Asifa’s photograph as it appeared in all the newspapers kept flashing before my eyes as my feet hit the concrete path during my morning walk. I consciously try to ignore the news about rapes that appear every day on social media and news notifications. Almost all of the reported rapes and molestations are about women and being a woman it agitates and scares me. However, Asifa’s case is receiving excessive media attention. A young child, kidnapped, drugged, tortured, gang-raped and killed. Calling it savage would be an understatement. I had to write about it.

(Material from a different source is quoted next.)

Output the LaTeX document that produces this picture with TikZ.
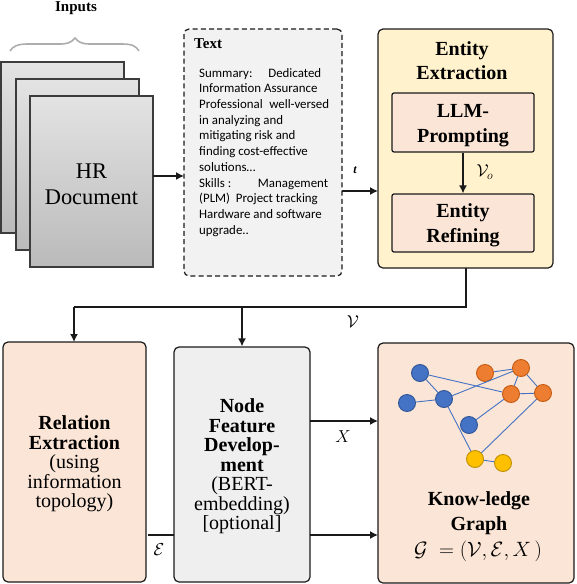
\documentclass[tikz,border=0pt]{standalone}
\usepackage[no-math]{fontspec}
\setmainfont{Liberation Serif}
\newfontfamily\bodyfont{Carlito}
\usetikzlibrary{arrows.meta,shadings}
\definecolor{peach}{HTML}{FBE5D6}
\definecolor{cream}{HTML}{FFF2CC}
\definecolor{panel}{HTML}{F2F2F2}
\definecolor{panelb}{HTML}{EFEFEF}
\definecolor{ink}{HTML}{1A1A1A}
\definecolor{bluen}{HTML}{4472C4}
\definecolor{bluel}{HTML}{2F5597}
\definecolor{orangen}{HTML}{ED7D31}
\definecolor{orangel}{HTML}{C55A11}
\definecolor{yellown}{HTML}{FFC000}
\definecolor{yellowl}{HTML}{BF9000}
\newcommand{\topstrut}[1]{\rule{0pt}{#1}}
\tikzset{
  x=1pt,y=-1pt,
  box/.style={draw=ink,line width=1.2pt,rounded corners=5pt,inner sep=0pt,align=center,text=black},
  docsheet/.style={draw=ink!85,line width=1.4pt,minimum width=123pt,minimum height=171pt,inner sep=0pt,
    top color=black!11,bottom color=black!27,shading angle=0},
  big/.style={font=\fontsize{20}{19.5}\selectfont},
  arr/.style={draw=ink,line width=1.4pt,-{Latex[length=8pt,width=8pt]}},
  plain/.style={draw=ink,line width=1.4pt},
  gedge/.style={draw=bluen,line width=0.9pt},
  gn/.style={circle,minimum size=17pt,inner sep=0pt,line width=0.9pt},
  bn/.style={gn,fill=bluen,draw=bluel},
  on/.style={gn,fill=orangen,draw=orangel},
  yn/.style={gn,fill=yellown,draw=yellowl},
  lab/.style={inner sep=0pt,font=\fontsize{17}{17}\selectfont},
}
\begin{document}
\begin{tikzpicture}
\useasboundingbox (0,0) rectangle (576,584);
% inputs
\node[inner sep=0pt,font=\fontsize{15}{15}\selectfont\bfseries] (inputs) at (76,8) {Inputs};
\draw[color=black!32!white,line width=1.6pt] (10,51) .. controls (13,46) and (18,44) .. (28,44)
  -- (60,44) .. controls (68,44) and (72,42) .. (75,38)
  .. controls (78,42) and (82,44) .. (90,44) -- (122,44) .. controls (132,44) and (136,46) .. (139,51);
\node[docsheet] (doca) at (62.5,147.5) {};
\node[docsheet] (docb) at (77.5,164.5) {};
\node[docsheet,align=center,font=\fontsize{22.4}{26}\selectfont] (docc) at (91.5,181.5) {\topstrut{21pt}HR\\Document};
% text
\node[box,fill=panel,dashed,dash pattern=on 5pt off 3.2pt,minimum width=158pt,minimum height=247pt] (text) at (263,152.5) {};
\node[inner sep=0pt,anchor=west,font=\fontsize{15}{15}\selectfont\bfseries] (texttitle) at (194,44) {Text};
\node[inner sep=0pt,anchor=north west,align=left,font=\bodyfont\fontsize{12.9}{15.7}\selectfont] (textbody) at (199,68) {%
\hbox to 122pt{Summary:\hfill Dedicated}\\
Information Assurance\\
\hbox to 130pt{Professional\hfill well-versed}\\
in analyzing and\\
mitigating risk and\\
finding cost-effective\\
solutions\dots\\
\hbox to 129pt{Skills :\hfill Management}\\
(PLM)\ \ Project tracking\\
Hardware and software\\
upgrade..};
% entity extraction
\node[box,fill=cream,minimum width=175pt,minimum height=239pt] (entity) at (465.5,148.5) {};
\node[inner sep=0pt,big,align=center,font=\fontsize{20}{24}\selectfont\bfseries] (entitytitle) at (462,61) {Entity\\Extraction};
\node[box,fill=peach,rounded corners=2pt,minimum width=142pt,minimum height=59pt,font=\fontsize{20}{25}\selectfont\bfseries] (llm) at (463,122.5) {\topstrut{19pt}LLM-\\Prompting};
\node[box,fill=peach,rounded corners=2pt,minimum width=142pt,minimum height=58pt,font=\fontsize{20}{25}\selectfont\bfseries] (refine) at (463,223) {\topstrut{19pt}Entity\\Refining};
\node[lab] (vo) at (485,172) {$\mathcal{V}_{o}$};
% lower row
\node[box,fill=peach,big,minimum width=143pt,minimum height=240pt] (rel) at (74.5,462) {\topstrut{18pt}\textbf{Relation}\\\textbf{Extraction}\\(using\\information\\topology)};
\node[box,fill=panelb,big,minimum width=136pt,minimum height=235pt] (feat) at (242,464.5) {\topstrut{18pt}\textbf{Node}\\\textbf{Feature}\\\textbf{Develop-}\\\textbf{ment}\\(BERT-\\embedding)\\{[optional]}};
\node[box,fill=peach,minimum width=196pt,minimum height=240pt] (kg) at (476,463) {};
\node[inner sep=0pt,align=center,font=\fontsize{20}{24.5}\selectfont\bfseries] (kgtitle) at (479,513) {Know-ledge\\Graph};
\node[inner sep=0pt,font=\fontsize{20}{20}\selectfont] (kgformula) at (478,551) {$\mathcal{G}\;=(\mathcal{V},\mathcal{E},X\,)$};
% graph
\node[bn] (b1) at (420,373) {};
\node[bn] (b2) at (407,403) {};
\node[bn] (b3) at (444,399) {};
\node[bn] (b4) at (469,425) {};
\node[on] (o1) at (485,373) {};
\node[on] (o2) at (521,368) {};
\node[on] (o3) at (511,394) {};
\node[on] (o4) at (543,393) {};
\node[yn] (y1) at (475,459) {};
\node[yn] (y2) at (503,463) {};
\draw[gedge] (b1)--(b3) (b2)--(b3) (b1)--(o3) (b3)--(o2) (b3)--(y1) (b4)--(o3)
  (o1)--(o2) (o2)--(o3) (o2)--(o4) (o3)--(o4) (o4)--(y1) (y1)--(y2);
% connectors
\coordinate (docout) at (153,176);
\coordinate (textin) at (184,176);
\draw[arr] (docout) -- (textin);
\coordinate (textout) at (342,191);
\coordinate (entityin) at (378,191);
\draw[arr] (textout) -- (entityin);
\node[inner sep=0pt,font=\fontsize{12}{12}\selectfont\bfseries\itshape] (tlabel) at (355,170) {t};
\draw[arr] (llm.south) -- (refine.north);
\coordinate (eout) at (466,268);
\coordinate (turn1) at (466,307);
\coordinate (turn2) at (74,307);
\coordinate (relin) at (74,342);
\coordinate (branch) at (242,307);
\draw[plain] (eout) -- (turn1) -- (turn2);
\draw[arr] (turn2) -- (relin);
\draw[arr] (branch) -- (feat.north);
\node[lab] (vlabel) at (353,322) {$\mathcal{V}$};
\coordinate (fx) at (310,421);
\coordinate (kx) at (378,421);
\draw[arr] (fx) -- (kx);
\node[lab] (xlabel) at (343,437) {$X$};
\coordinate (re) at (148,535);
\coordinate (fe) at (174,535);
\coordinate (fe2) at (310,535);
\coordinate (ke) at (378,535);
\draw[plain] (re) -- (fe);
\draw[arr] (fe2) -- (ke);
\node[lab] (elabel) at (159,550) {$\mathcal{E}$};
\end{tikzpicture}
\end{document}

The first time Asifa’s face flashed on my mobile screen, it reminded me of my student Ramya. Ramya was nine when I first met her. A year older than Asifa. Ramya doted on her brothers. She wanted to become a chef like one of her brothers. Her family was close knit and as they belonged to the low income community, all of them contributed to the family in every way possible. Asifa had two brothers. She must have cherished their company and enjoyed playing with them. She too, probably wanted in some way to be like her elder brother. She helped her family by tending to the herd. Ramya had lost her father when she was young. Her mother was her sole guardian. She loved the company of her only daughter. She talked about “girl stuff” with Ramya that she couldn’t with her two boys who were also much older and more independent than her daughter. Like Ramya, Asifa’s father mentioned to one of the reporters that Asifa kept her mother company while the others were away. Ramya’s mother wanted her to go to school and learn so that she could be independent. Asifa’s parents had the same dream for her. They wanted her to enjoy school like other children. Ramya is twenty today. She has completed her high school education and she works and contributes to the family while still enjoying the company of her brothers and her mother. It agonises me to think that Asifa will never know this life.

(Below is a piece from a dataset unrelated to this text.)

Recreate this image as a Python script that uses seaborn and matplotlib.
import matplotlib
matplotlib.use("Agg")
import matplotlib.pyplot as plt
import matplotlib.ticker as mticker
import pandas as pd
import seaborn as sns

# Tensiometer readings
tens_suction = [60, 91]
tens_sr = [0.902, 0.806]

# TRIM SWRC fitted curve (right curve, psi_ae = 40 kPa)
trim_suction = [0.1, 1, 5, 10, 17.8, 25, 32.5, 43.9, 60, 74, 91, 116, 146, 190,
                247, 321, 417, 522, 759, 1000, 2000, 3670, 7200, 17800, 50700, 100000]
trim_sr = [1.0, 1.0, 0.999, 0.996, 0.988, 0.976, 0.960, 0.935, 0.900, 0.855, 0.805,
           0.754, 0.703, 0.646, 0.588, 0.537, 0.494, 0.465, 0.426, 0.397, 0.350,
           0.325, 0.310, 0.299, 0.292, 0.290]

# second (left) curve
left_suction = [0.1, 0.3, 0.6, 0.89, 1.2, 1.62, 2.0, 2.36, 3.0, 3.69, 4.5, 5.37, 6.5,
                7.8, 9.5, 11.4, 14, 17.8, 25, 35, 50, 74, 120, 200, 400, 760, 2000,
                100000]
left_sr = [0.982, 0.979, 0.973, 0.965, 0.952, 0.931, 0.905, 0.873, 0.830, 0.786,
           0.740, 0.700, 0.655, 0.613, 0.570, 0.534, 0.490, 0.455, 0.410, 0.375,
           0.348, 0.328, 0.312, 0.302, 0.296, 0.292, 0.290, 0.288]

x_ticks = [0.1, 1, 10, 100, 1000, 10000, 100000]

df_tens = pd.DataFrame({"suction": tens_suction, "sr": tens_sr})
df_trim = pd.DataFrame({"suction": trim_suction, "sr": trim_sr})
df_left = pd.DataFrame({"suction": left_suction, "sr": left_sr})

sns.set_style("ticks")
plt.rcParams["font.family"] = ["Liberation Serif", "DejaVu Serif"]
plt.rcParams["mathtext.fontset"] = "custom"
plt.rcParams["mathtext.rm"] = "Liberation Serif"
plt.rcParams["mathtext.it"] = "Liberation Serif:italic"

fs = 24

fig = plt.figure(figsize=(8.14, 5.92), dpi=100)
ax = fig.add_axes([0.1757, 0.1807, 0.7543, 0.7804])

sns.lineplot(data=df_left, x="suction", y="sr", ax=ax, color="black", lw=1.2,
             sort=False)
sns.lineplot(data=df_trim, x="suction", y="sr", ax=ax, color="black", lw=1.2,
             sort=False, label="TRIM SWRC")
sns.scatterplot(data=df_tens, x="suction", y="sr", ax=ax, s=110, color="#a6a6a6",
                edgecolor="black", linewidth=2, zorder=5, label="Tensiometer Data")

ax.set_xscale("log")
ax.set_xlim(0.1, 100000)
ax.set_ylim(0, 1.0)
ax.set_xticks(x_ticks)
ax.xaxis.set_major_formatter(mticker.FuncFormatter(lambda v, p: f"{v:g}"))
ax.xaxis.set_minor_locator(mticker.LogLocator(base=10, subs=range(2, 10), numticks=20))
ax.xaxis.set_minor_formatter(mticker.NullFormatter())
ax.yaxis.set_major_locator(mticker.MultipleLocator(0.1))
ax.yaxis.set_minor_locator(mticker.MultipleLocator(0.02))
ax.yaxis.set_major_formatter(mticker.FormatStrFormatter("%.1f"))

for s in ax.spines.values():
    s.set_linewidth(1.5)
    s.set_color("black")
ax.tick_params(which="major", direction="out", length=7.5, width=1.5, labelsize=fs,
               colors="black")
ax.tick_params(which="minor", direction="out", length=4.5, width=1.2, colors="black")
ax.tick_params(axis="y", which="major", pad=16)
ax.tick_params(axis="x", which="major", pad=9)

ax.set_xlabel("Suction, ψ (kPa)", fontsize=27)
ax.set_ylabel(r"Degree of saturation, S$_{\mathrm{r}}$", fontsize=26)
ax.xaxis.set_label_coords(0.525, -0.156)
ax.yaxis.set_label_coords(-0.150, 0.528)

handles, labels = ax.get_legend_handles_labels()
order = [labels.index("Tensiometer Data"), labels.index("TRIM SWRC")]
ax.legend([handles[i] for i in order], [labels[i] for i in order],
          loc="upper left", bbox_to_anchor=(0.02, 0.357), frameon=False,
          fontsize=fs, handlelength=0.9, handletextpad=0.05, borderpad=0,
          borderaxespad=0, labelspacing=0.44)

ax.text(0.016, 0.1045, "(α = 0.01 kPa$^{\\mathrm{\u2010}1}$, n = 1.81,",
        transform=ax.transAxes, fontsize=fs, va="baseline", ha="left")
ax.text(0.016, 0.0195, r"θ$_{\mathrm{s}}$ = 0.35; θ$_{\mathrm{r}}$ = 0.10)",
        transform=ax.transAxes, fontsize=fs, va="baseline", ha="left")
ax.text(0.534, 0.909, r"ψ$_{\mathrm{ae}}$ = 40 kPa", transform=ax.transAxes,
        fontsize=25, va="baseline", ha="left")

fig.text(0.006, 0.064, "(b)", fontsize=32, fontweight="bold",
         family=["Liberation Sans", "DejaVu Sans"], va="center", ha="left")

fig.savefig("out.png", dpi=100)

I text a friend at 3:30 am on Friday. After quitting a hectic corporate job, she had decided to take a break and volunteer with a public school nursed in the heart of Breswana in Jammu. Spending six months at this school had inspired her to pursue a career in education. She was excited to show me the pictures of the children and the videos of a play they had created of a model gram panchayat. The pictures depicted their inculpable character yet unstained by the stress of a modern lifestyle. Asifa in her appearance resembled those children. As told to a BBC reporter, her mother described her as a “chirping bird” who ran like a “deer”. Her big brown sprightly eyes are proof of her chirpiness. The parents of the students in this Jammu school wanted them to do well in life like most parents anywhere in the world would want for their children. Asifa’s parents were not overly ambitious. They wanted their daughter to go to school to learn how to live her life well. Now they know that education doesn’t teach us to lead a decent life. It does not give us achay-burey ki samajh. If it did then none of the accused would think of committing such a heinous crime. If our education did us justice then maybe Asifa would still be alive. Her eight-year-old body would be intact.


At 5:00 am I wake my husband up to inform him of my inability to sleep because what happened to Asifa haunts me. I convulse imagining the pain she must have had to bear. What mars me more is the fact that this happens to millions of children all around the world. A recent UN report stated that “Around 120 million girls worldwide (slightly more than 1 in 10) have experienced forced intercourse or other forced sexual acts”. I should know, because seven years ago when two of my students came up to me and told me that a man in the lane behind our school was showing them porn on the pretext of asking them for help with an address on his phone, I decided to talk to my students about how to handle such situations. When I sat my thirteen students in a circle and asked them if they have been sexually harassed before, ten out of ten of my female students raised their hands. My students then, were twelve.


As a young couple, the thought of starting a family strikes terror in me. A 2016 HuffingtonPost article reports that 180 children go missing in India every day. Most of them are never found. What fate do they suffer, considering that India is “ranked among the lowest four countries in the world” in terms of rape cases? It scares me to think of giving birth to a child in a country where justice is an illusion, where justice is the play-dough moulded by the wealthy and the powerful to suit their needs.

Politicians want to carry out candle marches to show their resistance. The people who are involved emotionally in Asifa’s case want to bring her rapists and murderers to justice. I wonder if any consequence, however severe it may be, would ever account for what happened to Asifa.


*The student’s name has been changed to protect her identity.